You pass water through a media bed of sand or gravel. The particles are removed and clean water flows out the bottom.

Simple, no?

Not exactly.

“If it were that easy, anybody could do it,” says Brock McEwen, water technology director for CH2M HILL.

Filter operators need to comprehend the basic design principles of their systems, pay close attention to pretreatment, understand filter ripening and be smart about back washing, he says.

Filters come in all shapes and sizes, from shallow bed to deep bed, single media to multimedia, with sand, coal, activated carbon and combinations of media. Backwash mechanisms and underdrains differ in design. Filters follow different pretreatment schemes.

“While design and installation are really the province of engineers and contractors,” says McEwen, “it’s the operator who has to deal with day-to-day operation. Too often, operators rely only on empirical knowledge [what they see and experience] without understanding the underlying science of filtration.

“Know your filters,” he says. “Each one behaves differently. If you understand the basic mechanisms, you can do a better job.”

It’s the pretreatment, stupid
Of all the design variables, McEwen says pretreatment is the most critical.

That’s because the surface charge of the particles you are trying to remove is determined by coagulation.

“Look at chemical addition,” McEwen says. “Head loss, turbidity problems — if your filters aren’t working right, it’s almost always pretreatment.”

Granular media filters don’t remove particles by acting as a sieve or strainer, explains McEwen, and they are not membranes which rely on a barrier to reject particles.

Rather, they work by first getting a layer of particles to stick or attach to the media, and then by getting more and more particles to attach to the particles that are already stuck to the media.

This stickiness is critical, explains McEwen. “The particles must be properly chemically pretreated in order for them to attach to the media and also to other particles.”

The time is ripe
The process of particles building up and providing more and more filtering capability is called ripening, and it’s an important principle for operators to understand. After the filter bed has been cleaned, McEwen explains, the particle layer needs to built up again, restoring the filtering surface to its most effective removal rate.

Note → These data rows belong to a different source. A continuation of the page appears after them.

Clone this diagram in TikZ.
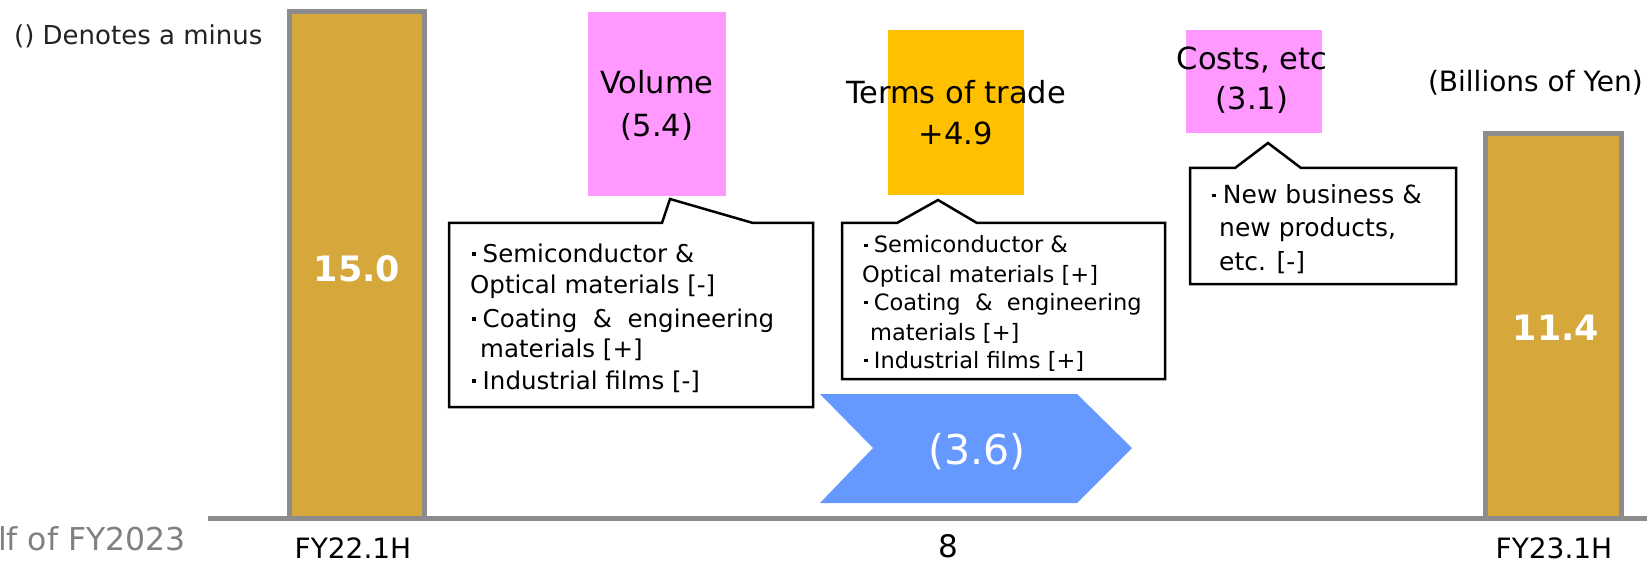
\documentclass[tikz,border=0pt]{standalone}
\usepackage{fontspec}
\setmainfont{DejaVu Sans}
\definecolor{barfill}{HTML}{D6A73B}
\definecolor{bargray}{HTML}{8C8C8C}
\definecolor{pinkbox}{HTML}{FF99FF}
\definecolor{orangebox}{HTML}{FFC000}
\definecolor{bluechev}{HTML}{6699FF}
\definecolor{txtgray}{HTML}{808080}
\definecolor{darktxt}{HTML}{222222}
\newcommand\bdot{\raisebox{0.26em}{\rule{0.15em}{0.15em}}\hspace{0.28em}}
\tikzset{
  barshape/.style={fill=barfill, draw=bargray, line width=5pt},
  callout/.style={fill=white, draw=black, line width=2.5pt, line join=miter},
  txt/.style={inner sep=0pt, text=black},
  big/.style={txt, font=\fontsize{30.5}{36}\selectfont},
  note/.style={txt, anchor=base west, font=\fontsize{24.5}{28}\selectfont},
  notes/.style={txt, anchor=base west, font=\fontsize{22.5}{26}\selectfont},
  notec/.style={txt, anchor=base west, font=\fontsize{25}{29}\selectfont},
  axislbl/.style={txt, font=\fontsize{28}{32}\selectfont},
  barval/.style={txt, text=white, font=\bfseries\fontsize{35}{40}\selectfont},
}
\begin{document}
\begin{tikzpicture}[x=1pt,y=-1pt]
\useasboundingbox (0,0) rectangle (1647,564);

% bars
\draw[barshape] (289.5,520) -- (289.5,11.5) -- (424.5,11.5) -- (424.5,520);
\draw[barshape] (1485.5,520) -- (1485.5,133.5) -- (1621.5,133.5) -- (1621.5,520);
\node[barval] (v150) at (357,269) {15.0};
\node[barval] (v114) at (1556,328) {11.4};

% baseline
\draw[bargray, line width=4.5pt] (208,518.5) -- (1647,518.5);

% coloured boxes
\fill[pinkbox] (588,12) rectangle (726,196);
\node[big] (vol) at (657,82) {Volume};
\node[big] (vold) at (657,127) {(5.4)};

\fill[orangebox] (888,30) rectangle (1024,195);
\node[big] (tot) at (956,92) {Terms of trade};
\node[big] (totd) at (956,133) {+4.9};

\fill[pinkbox] (1186,30) rectangle (1322,133);
\node[big] (cost) at (1252,60) {Costs, etc};
\node[big] (costd) at (1252,100) {(3.1)};

% callouts
\draw[callout] (449,223) -- (662,223) -- (670,199) -- (753,223) -- (813,223) -- (813,407) -- (449,407) -- cycle;
\node[note] (a1) at (472,262) {\bdot Semiconductor \&};
\node[note] (a2) at (470,294) {Optical materials [-]};
\node[note] (a3) at (472,327) {\bdot Coating \ \& \ engineering};
\node[note] (a4) at (480,357) {materials [+]};
\node[note] (a5) at (472,389) {\bdot Industrial films [-]};

\draw[callout] (842,223) -- (897,223) -- (938,200) -- (977,223) -- (1165,223) -- (1165,379) -- (842,379) -- cycle;
\node[notes] (b1) at (864,253) {\bdot Semiconductor \&};
\node[notes] (b2) at (862,283) {Optical materials [+]};
\node[notes] (b3) at (864,310) {\bdot Coating \ \& \ engineering};
\node[notes] (b4) at (870,340) {materials [+]};
\node[notes] (b5) at (864,368) {\bdot Industrial films [+]};

\draw[callout] (1190,168) -- (1235,168) -- (1268,143) -- (1301,168) -- (1456,168) -- (1456,284) -- (1190,284) -- cycle;
\node[notec] (c1) at (1212,204) {\bdot New business \&};
\node[notec] (c2) at (1219,237) {new products,};
\node[notec] (c3) at (1219,271) {etc. [-]};

% chevron
\fill[bluechev] (820,394) -- (1077,394) -- (1132,448) -- (1077,503) -- (820,503) -- (873,448) -- cycle;
\node[txt, text=white, font=\fontsize{41}{46}\selectfont] (tot36) at (977,452) {(3.6)};

% free texts
\node[txt, text=darktxt, anchor=west, font=\fontsize{26}{30}\selectfont] (minus) at (14,36) {() Denotes a minus};
\node[txt, anchor=east, font=\fontsize{28}{32}\selectfont] (unit) at (1643,83) {(Billions of Yen)};
\node[axislbl] (fy22) at (353,548) {FY22.1H};
\node[axislbl] (fy23) at (1554,548) {FY23.1H};
\node[txt, font=\fontsize{31}{36}\selectfont] (pg) at (948,546) {8};
\node[txt, text=txtgray, anchor=east, font=\fontsize{31.5}{36}\selectfont] (hdr) at (186,539) {lf of FY2023};
\end{tikzpicture}
\end{document}
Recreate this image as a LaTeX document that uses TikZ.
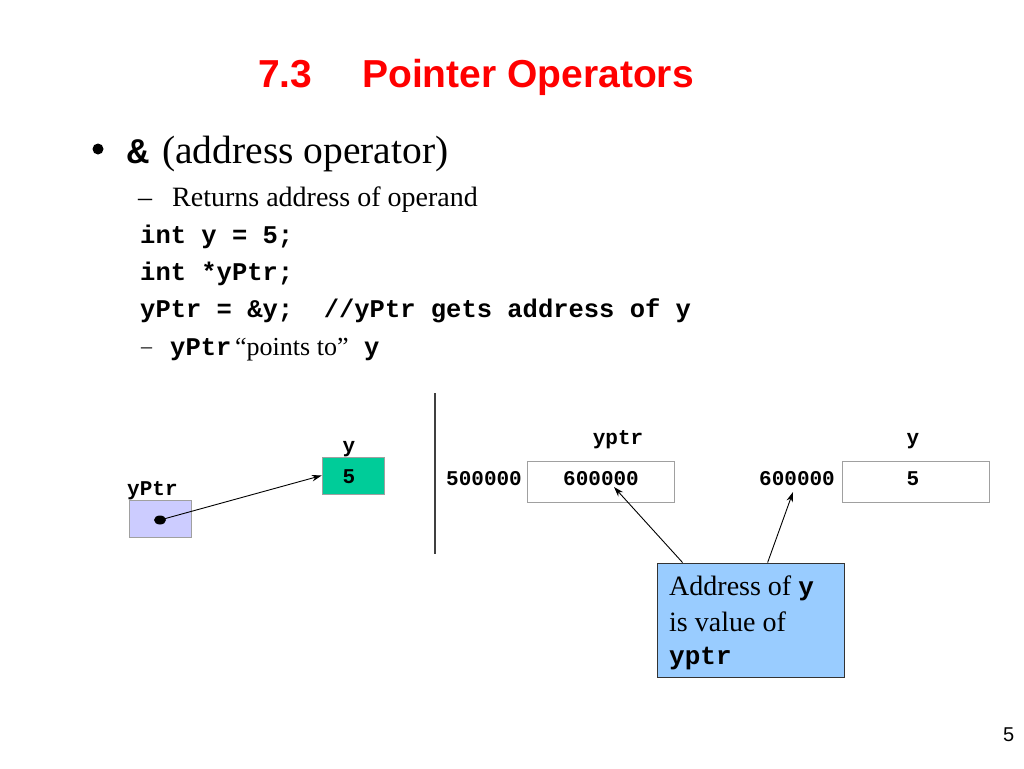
\documentclass[tikz,border=0pt]{standalone}
\usepackage{fontspec}
\setmainfont{Liberation Serif}
\setmonofont{Liberation Mono}
\newfontfamily\arialfont{Liberation Sans}
\usetikzlibrary{arrows.meta,shapes.geometric}
\definecolor{titlered}{RGB}{255,0,0}
\definecolor{boxgreen}{RGB}{0,204,153}
\definecolor{boxlav}{RGB}{204,204,255}
\definecolor{calloutblue}{RGB}{153,204,255}
\definecolor{boxgray}{RGB}{160,160,160}
\tikzset{
  txt/.style={inner sep=0pt, anchor=base west},
  titletxt/.style={txt, font=\arialfont\bfseries\fontsize{39}{39}\selectfont, text=titlered},
  bigtxt/.style={txt, font=\fontsize{39.5}{39.5}\selectfont},
  midtxt/.style={txt, font=\fontsize{28}{28}\selectfont},
  codetxt/.style={txt, font=\ttfamily\bfseries\fontsize{25.5}{25.5}\selectfont},
  dtxt/.style={inner sep=0pt, anchor=base, font=\ttfamily\bfseries\fontsize{21}{21}\selectfont},
  cell/.style={draw=boxgray, line width=0.8pt, minimum width=147pt, minimum height=41pt, inner sep=0pt, fill=white},
  ptr/.style={-{Stealth[length=10pt,width=6.5pt]}, line width=0.9pt, black},
}
\begin{document}
\begin{tikzpicture}[x=1pt,y=-1pt]
\path[use as bounding box, fill=white] (0,0) rectangle (1024,768);

% title
\node[titletxt] (t1) at (258,87) {7.3};
\node[titletxt] (t2) at (362,87) {Pointer Operators};

% bullet text
\node[circle, fill=black, inner sep=0pt, minimum size=11pt] (b1) at (98,149) {};
\node[txt, font=\ttfamily\bfseries\fontsize{36}{36}\selectfont] (amp) at (127,163) {\&};
\node[bigtxt] (l1) at (162,163) {(address operator)};
\node[midtxt] (d1) at (138,206) {–};
\node[midtxt] (l2) at (172,206) {Returns address of operand};
\node[codetxt] (c1) at (140,243) {int y = 5;};
\node[codetxt] (c2) at (140,280) {int *yPtr;};
\node[codetxt] (c3) at (140,317) {yPtr = \&y;\ \ //yPtr gets address of y};
\node[txt, font=\fontsize{22}{22}\selectfont] (d2) at (141,353) {–};
\node[codetxt] (c4) at (170,355) {yPtr};
\node[txt, font=\fontsize{26}{26}\selectfont] (l3) at (235,355) {“points to”};
\node[codetxt] (c5) at (364,355) {y};

% left diagram
\node[dtxt] (ylab) at (349,452) {y};
\node[draw=boxgray, line width=0.6pt, fill=boxgreen, minimum width=62pt, minimum height=37pt, inner sep=0pt] (ybox) at (353,475.5) {};
\node[dtxt] (yval) at (349,483) {5};
\node[dtxt, anchor=base west] (plab) at (127,495) {yPtr};
\node[draw=boxgray, line width=0.6pt, fill=boxlav, minimum width=62pt, minimum height=37pt, inner sep=0pt] (pbox) at (160,518.5) {};
\node[ellipse, fill=black, inner sep=0pt, minimum width=12pt, minimum height=9pt] (dot) at (160,520) {};
\draw[ptr] (dot.center) -- (ybox.west);

% separator
\coordinate (sepT) at (435,393);
\coordinate (sepB) at (435,554);
\draw[line width=1.2pt, black!75] (sepT) -- (sepB);

% right diagram
\node[dtxt] (yptrlab) at (618,444) {yptr};
\node[dtxt] (ylab2) at (913,444) {y};
\node[dtxt, anchor=base west] (addr1) at (446,485) {500000};
\node[cell] (cell1) at (600.5,481.5) {};
\node[dtxt] (val1) at (601,485) {600000};
\node[dtxt, anchor=base west] (addr2) at (759,485) {600000};
\node[cell] (cell2) at (916,481.5) {};
\node[dtxt] (val2) at (913,485) {5};

% callout
\node[draw=black!80, line width=0.8pt, fill=calloutblue, minimum width=187pt, minimum height=114pt, inner sep=0pt] (call) at (750.5,620) {};
\node[txt, font=\fontsize{28}{28}\selectfont] (cl1) at (669,595) {Address of \texttt{\bfseries\fontsize{26}{26}\selectfont y}};
\node[txt, font=\fontsize{28}{28}\selectfont] (cl2) at (669,631) {is value of};
\node[txt, font=\ttfamily\bfseries\fontsize{26}{26}\selectfont] (cl3) at (669,664) {yptr};

\coordinate (a1s) at ([xshift=26pt]call.north west);
\coordinate (a1e) at (614,487);
\coordinate (a2s) at ([xshift=111pt]call.north west);
\coordinate (a2e) at (793,492);
\draw[ptr] (a1s) -- (a1e);
\draw[ptr] (a2s) -- (a2e);

% page number
\node[txt, font=\arialfont\fontsize{20}{20}\selectfont] (pg) at (1003,741) {5};
\end{tikzpicture}
\end{document}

In other words, your filter may be cleaned, but until it ripens, or adds that first layer of particles sticking to the media, it won’t start filtering at maximum effectiveness.

That leads us to backwashing. And media maintenance.

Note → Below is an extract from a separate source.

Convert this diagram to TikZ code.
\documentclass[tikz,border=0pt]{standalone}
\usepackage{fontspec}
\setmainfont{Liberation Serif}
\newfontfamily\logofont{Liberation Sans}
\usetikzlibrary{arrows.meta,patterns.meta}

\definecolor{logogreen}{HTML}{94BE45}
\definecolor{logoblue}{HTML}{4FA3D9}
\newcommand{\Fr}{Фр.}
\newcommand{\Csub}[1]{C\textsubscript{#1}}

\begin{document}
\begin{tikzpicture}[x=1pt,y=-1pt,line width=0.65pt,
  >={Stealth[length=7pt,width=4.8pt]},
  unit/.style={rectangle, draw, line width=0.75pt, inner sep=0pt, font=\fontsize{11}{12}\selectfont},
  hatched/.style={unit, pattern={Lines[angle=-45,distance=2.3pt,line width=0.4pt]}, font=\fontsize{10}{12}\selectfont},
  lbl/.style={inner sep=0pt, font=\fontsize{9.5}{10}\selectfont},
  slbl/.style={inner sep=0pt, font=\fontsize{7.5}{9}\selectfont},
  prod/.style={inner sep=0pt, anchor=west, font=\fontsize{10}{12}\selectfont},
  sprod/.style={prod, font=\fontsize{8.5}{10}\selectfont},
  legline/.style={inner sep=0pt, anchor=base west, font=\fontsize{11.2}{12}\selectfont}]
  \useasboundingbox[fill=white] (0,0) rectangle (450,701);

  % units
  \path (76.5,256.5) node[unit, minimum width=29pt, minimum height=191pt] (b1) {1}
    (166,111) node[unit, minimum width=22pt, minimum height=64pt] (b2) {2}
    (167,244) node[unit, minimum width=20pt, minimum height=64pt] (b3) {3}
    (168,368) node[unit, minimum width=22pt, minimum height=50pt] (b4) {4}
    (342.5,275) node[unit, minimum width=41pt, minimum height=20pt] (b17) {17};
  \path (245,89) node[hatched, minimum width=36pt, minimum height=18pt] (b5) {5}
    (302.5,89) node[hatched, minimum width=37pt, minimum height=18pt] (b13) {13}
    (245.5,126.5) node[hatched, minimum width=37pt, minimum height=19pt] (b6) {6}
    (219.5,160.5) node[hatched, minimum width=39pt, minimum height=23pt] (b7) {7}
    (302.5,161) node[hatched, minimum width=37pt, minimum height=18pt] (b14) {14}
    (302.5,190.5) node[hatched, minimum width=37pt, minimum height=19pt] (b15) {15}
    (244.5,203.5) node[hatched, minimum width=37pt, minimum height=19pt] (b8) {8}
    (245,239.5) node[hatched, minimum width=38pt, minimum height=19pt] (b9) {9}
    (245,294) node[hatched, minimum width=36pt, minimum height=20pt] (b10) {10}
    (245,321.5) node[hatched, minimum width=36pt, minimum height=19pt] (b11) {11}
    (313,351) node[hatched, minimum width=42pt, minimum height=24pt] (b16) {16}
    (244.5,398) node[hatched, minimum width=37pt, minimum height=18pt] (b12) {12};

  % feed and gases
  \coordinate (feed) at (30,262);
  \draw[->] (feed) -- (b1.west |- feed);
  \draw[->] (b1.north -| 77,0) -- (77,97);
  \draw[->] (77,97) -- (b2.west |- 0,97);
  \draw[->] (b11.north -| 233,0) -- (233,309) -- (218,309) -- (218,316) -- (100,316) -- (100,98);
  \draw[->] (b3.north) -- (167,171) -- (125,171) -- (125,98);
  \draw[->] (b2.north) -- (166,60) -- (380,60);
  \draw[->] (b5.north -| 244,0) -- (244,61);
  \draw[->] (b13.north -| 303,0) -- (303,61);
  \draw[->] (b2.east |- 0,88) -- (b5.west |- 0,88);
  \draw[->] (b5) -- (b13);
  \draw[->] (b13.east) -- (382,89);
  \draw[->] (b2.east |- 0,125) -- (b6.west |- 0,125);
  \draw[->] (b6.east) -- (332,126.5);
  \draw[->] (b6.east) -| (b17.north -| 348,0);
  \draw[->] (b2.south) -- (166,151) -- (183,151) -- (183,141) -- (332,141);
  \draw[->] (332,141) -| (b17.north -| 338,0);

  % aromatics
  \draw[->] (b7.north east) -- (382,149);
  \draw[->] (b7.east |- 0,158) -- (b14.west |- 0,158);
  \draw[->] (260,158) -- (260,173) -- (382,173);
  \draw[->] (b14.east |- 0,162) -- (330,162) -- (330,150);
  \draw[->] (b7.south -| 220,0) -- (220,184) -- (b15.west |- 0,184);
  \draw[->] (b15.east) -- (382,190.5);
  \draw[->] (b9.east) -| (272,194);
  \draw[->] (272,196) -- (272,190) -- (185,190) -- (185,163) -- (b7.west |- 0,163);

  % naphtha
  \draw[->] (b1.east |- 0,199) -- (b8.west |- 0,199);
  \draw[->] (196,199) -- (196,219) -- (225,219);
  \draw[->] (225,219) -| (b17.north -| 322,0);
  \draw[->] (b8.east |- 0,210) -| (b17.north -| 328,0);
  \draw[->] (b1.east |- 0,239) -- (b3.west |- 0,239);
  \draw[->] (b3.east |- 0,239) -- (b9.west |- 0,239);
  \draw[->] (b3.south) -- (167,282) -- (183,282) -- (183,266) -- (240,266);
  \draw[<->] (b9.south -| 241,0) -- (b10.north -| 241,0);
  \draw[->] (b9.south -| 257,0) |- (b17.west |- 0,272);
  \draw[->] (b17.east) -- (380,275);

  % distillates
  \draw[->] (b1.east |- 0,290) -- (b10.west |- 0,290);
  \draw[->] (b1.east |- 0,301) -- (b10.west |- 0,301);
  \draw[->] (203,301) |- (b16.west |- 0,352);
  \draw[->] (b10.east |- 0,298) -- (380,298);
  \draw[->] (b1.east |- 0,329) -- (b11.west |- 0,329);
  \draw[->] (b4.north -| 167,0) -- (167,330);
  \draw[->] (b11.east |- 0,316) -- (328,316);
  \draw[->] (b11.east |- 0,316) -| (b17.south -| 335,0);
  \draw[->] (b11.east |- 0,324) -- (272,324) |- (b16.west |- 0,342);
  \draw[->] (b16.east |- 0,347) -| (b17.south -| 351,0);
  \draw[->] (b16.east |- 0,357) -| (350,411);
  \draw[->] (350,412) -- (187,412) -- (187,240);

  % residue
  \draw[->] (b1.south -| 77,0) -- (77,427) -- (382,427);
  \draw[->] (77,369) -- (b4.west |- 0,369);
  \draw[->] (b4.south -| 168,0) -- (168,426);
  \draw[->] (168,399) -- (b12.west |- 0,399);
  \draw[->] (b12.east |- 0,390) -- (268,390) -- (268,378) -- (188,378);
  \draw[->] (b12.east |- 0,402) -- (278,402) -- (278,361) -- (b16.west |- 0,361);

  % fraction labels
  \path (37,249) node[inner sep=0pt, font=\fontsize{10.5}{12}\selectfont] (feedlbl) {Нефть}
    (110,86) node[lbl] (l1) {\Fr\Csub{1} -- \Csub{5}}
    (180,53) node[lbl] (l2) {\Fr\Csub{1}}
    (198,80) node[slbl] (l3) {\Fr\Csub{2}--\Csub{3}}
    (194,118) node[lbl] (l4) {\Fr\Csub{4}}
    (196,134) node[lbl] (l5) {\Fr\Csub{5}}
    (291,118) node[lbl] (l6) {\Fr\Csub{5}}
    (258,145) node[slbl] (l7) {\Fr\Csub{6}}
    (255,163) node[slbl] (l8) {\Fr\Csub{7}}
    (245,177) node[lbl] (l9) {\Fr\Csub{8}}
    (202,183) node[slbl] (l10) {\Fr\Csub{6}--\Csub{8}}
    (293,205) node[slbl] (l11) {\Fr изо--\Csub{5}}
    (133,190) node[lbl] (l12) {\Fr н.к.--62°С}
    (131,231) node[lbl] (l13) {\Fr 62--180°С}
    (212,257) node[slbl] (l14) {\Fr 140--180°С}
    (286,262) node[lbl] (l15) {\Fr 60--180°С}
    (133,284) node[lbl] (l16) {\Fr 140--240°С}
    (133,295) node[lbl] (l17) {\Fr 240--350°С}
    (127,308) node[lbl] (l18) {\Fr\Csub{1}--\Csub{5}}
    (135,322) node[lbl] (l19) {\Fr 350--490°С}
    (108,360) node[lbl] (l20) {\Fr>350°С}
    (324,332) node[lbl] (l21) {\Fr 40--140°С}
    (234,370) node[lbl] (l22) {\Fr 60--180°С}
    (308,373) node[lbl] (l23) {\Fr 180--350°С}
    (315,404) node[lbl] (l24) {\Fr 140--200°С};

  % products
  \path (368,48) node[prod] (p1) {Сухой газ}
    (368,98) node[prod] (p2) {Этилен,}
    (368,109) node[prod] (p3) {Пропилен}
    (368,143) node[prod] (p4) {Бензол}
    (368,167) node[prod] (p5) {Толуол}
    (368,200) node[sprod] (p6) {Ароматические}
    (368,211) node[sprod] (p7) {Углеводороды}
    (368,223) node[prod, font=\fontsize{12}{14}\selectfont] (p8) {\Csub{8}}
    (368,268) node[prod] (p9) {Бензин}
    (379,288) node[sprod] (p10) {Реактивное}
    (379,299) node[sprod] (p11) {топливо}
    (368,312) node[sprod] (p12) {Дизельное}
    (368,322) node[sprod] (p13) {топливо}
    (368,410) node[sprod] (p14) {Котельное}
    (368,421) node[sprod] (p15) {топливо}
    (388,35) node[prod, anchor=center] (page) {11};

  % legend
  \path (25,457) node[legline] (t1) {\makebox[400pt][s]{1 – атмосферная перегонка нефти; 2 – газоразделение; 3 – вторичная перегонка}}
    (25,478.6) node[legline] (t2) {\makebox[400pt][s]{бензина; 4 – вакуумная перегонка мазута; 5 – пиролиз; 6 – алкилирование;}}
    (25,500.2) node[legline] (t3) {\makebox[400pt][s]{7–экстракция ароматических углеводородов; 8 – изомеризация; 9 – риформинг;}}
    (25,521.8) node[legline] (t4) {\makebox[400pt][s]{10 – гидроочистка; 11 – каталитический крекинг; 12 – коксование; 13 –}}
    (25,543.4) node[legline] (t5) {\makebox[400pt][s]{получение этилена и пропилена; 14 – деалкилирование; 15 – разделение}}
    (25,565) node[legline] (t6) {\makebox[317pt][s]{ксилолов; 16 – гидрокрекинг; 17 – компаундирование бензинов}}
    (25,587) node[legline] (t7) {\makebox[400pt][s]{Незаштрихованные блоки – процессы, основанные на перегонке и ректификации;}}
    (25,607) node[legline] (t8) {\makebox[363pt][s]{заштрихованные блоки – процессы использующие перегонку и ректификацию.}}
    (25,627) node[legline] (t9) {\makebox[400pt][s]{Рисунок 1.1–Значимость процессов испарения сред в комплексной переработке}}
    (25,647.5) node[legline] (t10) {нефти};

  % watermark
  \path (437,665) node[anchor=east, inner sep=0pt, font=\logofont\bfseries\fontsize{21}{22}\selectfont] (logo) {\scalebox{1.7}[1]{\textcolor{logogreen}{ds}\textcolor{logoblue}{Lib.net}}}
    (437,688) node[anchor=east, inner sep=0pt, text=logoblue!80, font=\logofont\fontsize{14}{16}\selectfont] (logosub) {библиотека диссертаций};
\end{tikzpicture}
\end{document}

“Some operators tend to backwash too much or too long,” McEwen says. “You can get your filter bed too clean, and the ripening process has to start from square one. That wastes water.

“The backwash water doesn’t have to be drinking water clean,” he adds. “A turbidity level of 10 to 20 NTUs in the backwash water is a good starting point, but you’ll know only if you track initial head loss [and flow], ripening time [and flow] and see ultimately long filter run times between backwashes.

Apples to apples
He also points out that although backwashing is a vital maintenance procedure, filter effectiveness shouldn’t be judged solely on backwashing frequency.

“I’ve had some operators compare their filter’s performance against others by talking about how long they can run between backwashes,” he says. “They’re not comparing apples to apples. What’s the bed depth? What’s the loading rate? The media type?”

A better measure of filter performance is unit filter run volume. That’s calculated by recording the gallons per minute per square foot of filtering surface, and then multiplying it by the filter run time in minutes.

“That’s a better indication of filter performance,” McEwen says.

That doesn’t diminish the importance of backwashing. McEwen cites instances where filter beds have become so fouled that mud balls have formed and high-pressure water wands were required to break them up, or worse yet, the media had to be removed from the box and cleaned.

“Backwashing is critical,” McEwen says, “and with proper backwashing, a filter will last a long time.”